THEISOA was an Okeanid Naiad Nymph of the springs of the town of Theisoa in Arkadia (southern Greece). She was one of the three Arkadian wetnurses of the infant Zeus on Mount Lykaios (Lycaeus), along with Neda and Hagno.
THEISOA (Theisoa), one of the nymphs who brought up the infant Zeus, was worshipped at Theisoa in Arcadia. (Paus. viii. 38. §§ 3, 7, 47. § 2.)
Source: Dictionary of Greek and Roman Biography and Mythology.
Pausanias, Description of Greece 8. 38. 2 (trans. Jones) (Greek travelogue C2nd A.D.) :
"There is a place on Mount Lykaios (Lycaeus) called Kretea (Cretea) [in Arkadia] . . . The Arkadians claim that the Krete (Crete), where the Kretan story has it that Zeus was reared, was this place and not the island. The Nymphai, by whom they say that Zeus was reared, they call Theisoa, Neda and Hagno. After Theisoa was named a city in Parrhasia; Theisoa today is a village in the district of Megalopolis. From Neda the river Neda takes its name; from Hagno a spring on Mount Lykaios."

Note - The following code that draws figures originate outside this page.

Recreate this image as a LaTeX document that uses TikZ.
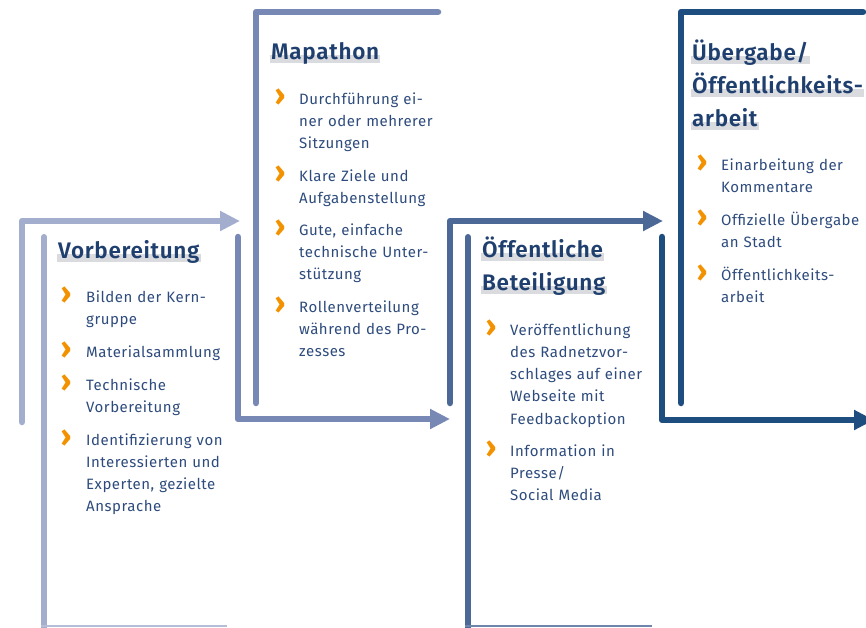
\documentclass[tikz,border=0pt]{standalone}
\usepackage{fontspec}
\setmainfont{Fira Sans}
\newfontfamily\stagehead[LetterSpace=3, BoldFont={Fira Sans SemiBold}]{Fira Sans}
\newfontfamily\stagebody[LetterSpace=3.5]{Fira Sans}
\usetikzlibrary{arrows.meta,backgrounds}

\definecolor{stageA}{HTML}{A3ADCD}
\definecolor{stageB}{HTML}{7888B5}
\definecolor{stageC}{HTML}{4B6897}
\definecolor{stageD}{HTML}{1E4D80}
\definecolor{bodyblue}{HTML}{2D4B7C}
\definecolor{titleblue}{HTML}{1F3F6F}
\definecolor{markorange}{HTML}{F39200}
\definecolor{hlgrey}{HTML}{DADBDF}

\begin{document}
\begin{tikzpicture}[x=1pt,y=-1pt,
  flow/.style={line width=6.5pt, line cap=round, line join=round},
  tipped/.style={-{Triangle[length=20pt,width=19pt]}},
  bar/.style={line width=6pt, line cap=round},
  baseline rule/.style={line width=2pt},
  title/.style={anchor=base west, inner sep=0pt, font=\stagehead\bfseries\fontsize{22.5}{26}\selectfont, text=titleblue},
  body/.style={anchor=base west, inner sep=0pt, text width=180pt, align=left, font=\stagebody\fontsize{15}{22.3}\selectfont, text=bodyblue},
  chev/.style={anchor=base, inner sep=0pt, font=\bfseries\fontsize{30}{30}\selectfont, text=markorange},
  hl/.style={fill=hlgrey}]
\useasboundingbox (0,0) rectangle (866,627);
\clip (0,0) rectangle (866,627);

% frame and flow arrows of the four stages
\coordinate (a0) at (22,422);  \coordinate (a1) at (22,221);  \coordinate (a2) at (240,221);
\coordinate (b0) at (238,237); \coordinate (b1) at (238,419); \coordinate (b2) at (450,419);
\coordinate (c0) at (450,403); \coordinate (c1) at (450,221); \coordinate (c2) at (663,221);
\coordinate (d0) at (662,237); \coordinate (d1) at (662,420); \coordinate (d2) at (874,420);

\draw[flow,tipped,stageA] (a0) -- (a1) -- (a2);
\draw[bar,stageA] (44,237) -- (44,640);
\draw[baseline rule,stageA!80] (41,626) -- (227,626);

\draw[flow,tipped,stageB] (b0) -- (b1) -- (b2);
\draw[flow,stageB] (256,403) -- (256,12) -- (438,12);

\draw[flow,tipped,stageC] (c0) -- (c1) -- (c2);
\draw[bar,stageC] (468,237) -- (468,640);
\draw[baseline rule,stageC!80] (465,626) -- (652,626);

\draw[flow,tipped,stageD] (d0) -- (d1) -- (d2);
\draw[flow,stageD] (681,403) -- (681,12) -- (863,12);

% stage 1
\node[title] (t1) at (58,258) {Vorbereitung};
\node[chev] (m11) at (66,303) {›};
\node[body] (p11) at (86,302) {Bilden der Kern-\\gruppe};
\node[chev] (m12) at (66,358) {›};
\node[body] (p12) at (86,357) {Materialsammlung};
\node[chev] (m13) at (66,391) {›};
\node[body] (p13) at (86,390) {Technische\\Vorbereitung};
\node[chev] (m14) at (66,446) {›};
\node[body] (p14) at (86,445) {Identifizierung von\\Interessierten und\\Experten, gezielte\\Ansprache};

% stage 2
\node[title] (t2) at (271,59) {Mapathon};
\node[chev] (m21) at (280,105) {›};
\node[body] (p21) at (299,104) {Durchführung ei-\\ner oder mehrerer\\Sitzungen};
\node[chev] (m22) at (280,182) {›};
\node[body] (p22) at (299,181) {Klare Ziele und\\Aufgabenstellung};
\node[chev] (m23) at (280,236) {›};
\node[body] (p23) at (299,235) {Gute, einfache\\technische Unter-\\stützung};
\node[chev] (m24) at (280,313) {›};
\node[body] (p24) at (299,312) {Rollenverteilung\\während des Pro-\\zesses};

% stage 3
\node[title] (t3a) at (482,257) {Öffentliche};
\node[title] (t3b) at (482,290) {Beteiligung};
\node[chev] (m31) at (491,336) {›};
\node[body] (p31) at (510,335) {Veröffentlichung\\des Radnetzvor-\\schlages auf einer\\Webseite mit\\Feedbackoption};
\node[chev] (m32) at (491,457) {›};
\node[body] (p32) at (510,456) {Information in\\Presse/\\Social Media};

% stage 4
\node[title] (t4a) at (692,60) {Übergabe/};
\node[title] (t4b) at (692,93) {Öffentlichkeits-};
\node[title] (t4c) at (692,126) {arbeit};
\node[chev] (m41) at (702,171) {›};
\node[body] (p41) at (721,170) {Einarbeitung der\\Kommentare};
\node[chev] (m42) at (702,226) {›};
\node[body] (p42) at (721,225) {Offizielle Übergabe\\an Stadt};
\node[chev] (m43) at (702,281) {›};
\node[body] (p43) at (721,280) {Öffentlichkeits-\\arbeit};

% grey marker band under each heading line
\begin{scope}[on background layer]
  \foreach \t in {t1,t2,t3a,t3b,t4a,t4b,t4c}
    \fill[hl] ([xshift=-1pt,yshift=-4pt]\t.base west) rectangle ([xshift=1pt,yshift=4pt]\t.base east);
\end{scope}
\end{tikzpicture}
\end{document}
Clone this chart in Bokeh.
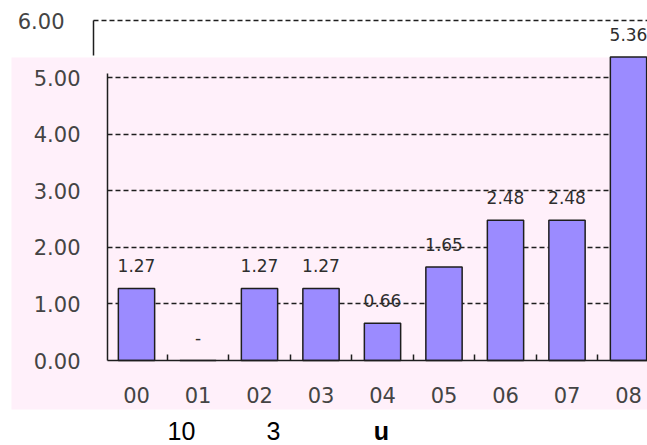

Pausanias, Description of Greece 8. 38. 9 :
"To the north of Mount Lykaios (Lycaeus) [in Arkadia] is the Theisoan territory. The inhabitants of it worship most the Nymphe Theisoa."
Pausanias, Description of Greece 8. 41. 1 :
"A river called the Lymax flowing just beside Phigalia falls into the Neda, and the river, they say, got its name from the cleaning of Rhea. For when she had given birth to Zeus, the Nymphai who cleansed her after her travail threw the refuse into this river. Now the ancients called refuse [afterbirth] lymata."
Pausanias, Description of Greece 8. 47. 3 :
"Represented on the altar [of Athene at Tegea, Arkadia] are Rhea and the nymphe Oinoe holding the baby Zeus. On either side are four figures: on one, Glauke, Neda, Theisoa and Anthrakia; on the other Ide, Hagno, Alkinoe and Phrixa."
Pausanias, Description of Greece 8. 31. 4 :
"[At Megalopolis in the enclosure of Demeter and Persephone:] The table also has a representation of Nymphai, Neda carrying the infant Zeus and another Arkadian Nymphe Anthrakia holding a torch, and Hagno with a water-jar in one hand and a drinking cup in the other; Ankhiroe and Myrtoessa are carrying water-jars and in fact water is pouring down from them."